QUOTES By Eleanor Roosevelt


The future belongs to those who believe in the beauty of their dreams.

You must do the things you think you cannot do.

Yesterday is history, tomorrow is a mystery, and today is a gift; that's why they call it the present.

It is better to light a candle than curse the darkness.

You have to accept whatever comes and the only important thing is that you meet it with the best you have to give.

I think, at a child's birth, if a mother could ask a fairy godmother to endow it with the most useful gift, that gift would be curiosity.

For it isn't enough to talk about peace. One must believe in it. And it isn't enough to believe in it.

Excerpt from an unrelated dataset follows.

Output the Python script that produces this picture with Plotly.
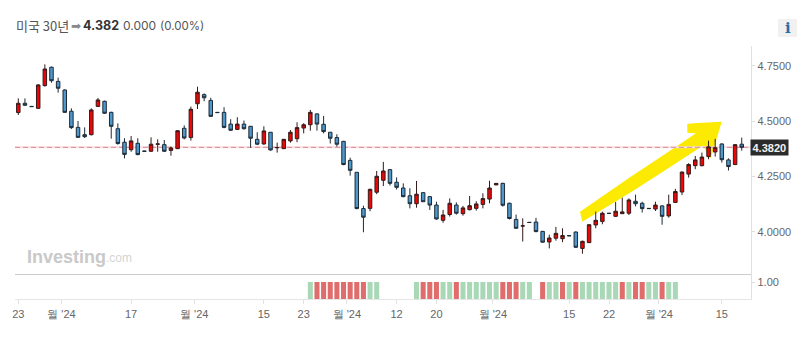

One must work at it.

When you cease to make a contribution, you begin to die.

When life is too easy for us, we must beware or we may not be ready to meet the blows which sooner or later come to everyone, rich or poor.

Anna Eleanor Roosevelt

A shy, awkward child, starved for recognition and love, Eleanor Roosevelt grew into a woman with great sensitivity to the underprivileged of all creeds, races, and nations. Her constant work to improve their lot made her one of the most loved--and for some years one of the most revered--women of her generation.

She was born in New York City on October 11, 1884, daughter of lovely Anna Hall and Elliott Roosevelt, younger brother of Theodore. When her mother died in 1892, the children went to live with Grandmother Hall; her adored father died only two years later. Attending a distinguished school in England gave her, at 15, her first chance to develop self-confidence among other girls.


Eleanor Roosevelt was in real demand as a speaker and lecturer, both in person and through the media of radio and television. She was a prolific writer with many articles and books to her credit including a multi-volume autobiography. In late 1935, she began a syndicated column, "My Day," which she continued until shortly before her death. She also wrote monthly question and answer columns for the Ladies Home Journal (1941-49) and McCalls (1949-62).

In her later years, Mrs. Roosevelt lived at Val-kill in Hyde Park, Dutchess County, New York. She also maintained an apartment in New York City where she died on November 7, 1962. She is buried alongside her husband in the rose garden of their estate at Hyde Park, now a national historic site.